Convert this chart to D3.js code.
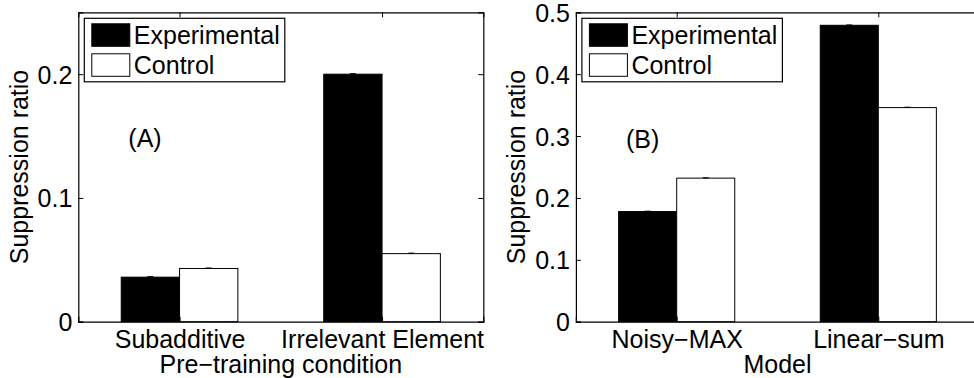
<!DOCTYPE html>
<html>
<head>
<meta charset="utf-8">
<script src="https://cdn.jsdelivr.net/npm/d3@7"></script>
<style>
  body { margin: 0; background: #fff; }
  svg text { font-family: "Liberation Sans", Arial, Helvetica, sans-serif; fill: #000; }
</style>
</head>
<body>
<svg id="chart" width="974" height="378"></svg>
<script>
// series names
const seriesNames = ["Experimental", "Control"];

// panel A
const catsA = ["Subadditive", "Irrelevant Element"];
const expA = [0.036, 0.2];
const ctlA = [0.043, 0.055];
const expErrA = [0.0004, 0.0004];
const ctlErrA = [0.0004, 0.0004];
const ticksA = [0, 0.1, 0.2];

// panel B
const catsB = ["Noisy\u2212MAX", "Linear\u2212sum"];
const expB = [0.178, 0.479];
const ctlB = [0.232, 0.346];
const expErrB = [0.0006, 0.0006];
const ctlErrB = [0.0006, 0.0006];
const ticksB = [0, 0.1, 0.2, 0.3, 0.4, 0.5];

const svg = d3.select("#chart");
const fontSize = 25;
const barW = 0.288; // bar width in category units

function drawPanel(p) {
  const w = p.width, h = p.height;
  const g = svg.append("g").attr("transform", `translate(${p.left},${p.top})`);

  const x = d3.scaleLinear().domain([0.5, p.cats.length + 0.5]).range([0, w]);
  const y = d3.scaleLinear().domain(p.yDomain).range([h, 0]);

  // white axes background
  g.append("rect").attr("width", w).attr("height", h).attr("fill", "#fff");

  const rows = [];
  p.cats.forEach((c, i) => {
    rows.push({ i: i + 1, off: -barW, v: p.exp[i], e: p.expErr[i], fill: "#000" });
    rows.push({ i: i + 1, off: 0, v: p.ctl[i], e: p.ctlErr[i], fill: "#fff" });
  });

  g.selectAll("rect.bar")
    .data(rows)
    .enter()
    .append("rect")
    .attr("class", "bar")
    .attr("x", d => x(d.i + d.off))
    .attr("width", d => x(d.i + d.off + barW) - x(d.i + d.off))
    .attr("y", d => y(d.v))
    .attr("height", d => y(0) - y(d.v))
    .attr("fill", d => d.fill)
    .attr("stroke", "#000")
    .attr("stroke-width", 1);

  // tiny error bars
  const eb = g.selectAll("g.err").data(rows).enter().append("g").attr("class", "err")
    .attr("transform", d => `translate(${x(d.i + d.off + barW / 2)},0)`);
  eb.append("line")
    .attr("y1", d => y(d.v - d.e)).attr("y2", d => y(d.v + d.e))
    .attr("stroke", "#000");
  eb.append("line")
    .attr("x1", -3).attr("x2", 3)
    .attr("y1", d => y(d.v + d.e)).attr("y2", d => y(d.v + d.e))
    .attr("stroke", "#000");

  // axes
  const left = g.append("g")
    .call(d3.axisLeft(y).tickValues(p.ticks).tickFormat(d => d === 0 ? "0" : d3.format(".1f")(d))
      .tickSize(-5).tickPadding(6));
  const right = g.append("g").attr("transform", `translate(${w},0)`)
    .call(d3.axisRight(y).tickValues(p.ticks).tickFormat("").tickSize(-5));
  const top = g.append("g")
    .call(d3.axisTop(x).tickValues(d3.range(1, p.cats.length + 1)).tickFormat("").tickSize(-5));
  const bottom = g.append("g").attr("transform", `translate(0,${h})`)
    .call(d3.axisBottom(x).tickValues(d3.range(1, p.cats.length + 1))
      .tickFormat(d => p.cats[d - 1]).tickSize(-5).tickPadding(8));

  [left, right, top, bottom].forEach(a => {
    a.selectAll("path.domain").attr("stroke", "#000").attr("stroke-width", 1.2);
    a.selectAll(".tick line").attr("stroke", "#000");
    a.selectAll("text").style("font-size", fontSize + "px").attr("fill", "#000");
  });
  left.selectAll("text").attr("dy", "0.36em");
  bottom.selectAll("text").attr("dy", "0.72em");

  // axis labels
  g.append("text")
    .attr("text-anchor", "middle")
    .attr("x", p.xLabelX)
    .attr("y", h + 51)
    .style("font-size", fontSize + "px")
    .text(p.xLabel);

  g.append("text")
    .attr("text-anchor", "middle")
    .attr("transform", `translate(${-p.yLabelOff},${h / 2}) rotate(-90)`)
    .style("font-size", fontSize + "px")
    .text("Suppression ratio");

  // panel tag
  g.append("text")
    .attr("x", 50)
    .attr("y", p.tagY)
    .style("font-size", fontSize + "px")
    .text(p.tag);

  // legend
  const lg = g.append("g").attr("transform", "translate(6,6)");
  lg.append("rect")
    .attr("width", 200.5).attr("height", 63.5)
    .attr("fill", "#fff").attr("stroke", "#000").attr("stroke-width", 1.2);
  seriesNames.forEach((s, k) => {
    lg.append("rect")
      .attr("x", 7.5).attr("y", 5.5 + k * 30)
      .attr("width", 38).attr("height", 22.5)
      .attr("fill", k === 0 ? "#000" : "#fff")
      .attr("stroke", "#000").attr("stroke-width", 1);
    lg.append("text")
      .attr("x", 49.5).attr("y", 25.5 + k * 30)
      .style("font-size", fontSize + "px")
      .text(s);
  });
}

drawPanel({
  left: 78.3, top: 12.3, width: 405, height: 309.4,
  cats: catsA, exp: expA, ctl: ctlA, expErr: expErrA, ctlErr: ctlErrA,
  yDomain: [0, 0.25], ticks: ticksA,
  xLabel: "Pre\u2212training condition", xLabelX: 202.5,
  yLabelOff: 50, tag: "(A)", tagY: 134.4
});

drawPanel({
  left: 575.9, top: 12.3, width: 403.2, height: 309.4,
  cats: catsB, exp: expB, ctl: ctlB, expErr: expErrB, ctlErr: ctlErrB,
  yDomain: [0, 0.5], ticks: ticksB,
  xLabel: "Model", xLabelX: 201.6,
  yLabelOff: 51, tag: "(B)", tagY: 135.7
});
</script>
</body>
</html>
== == ==
DO THIS: Copy out all lines where the word "chart" appears.

SOLVED EXERCISE:
Convert this chart to D3.js code.
<svg id="chart" width="974" height="378"></svg>
const svg = d3.select("#chart");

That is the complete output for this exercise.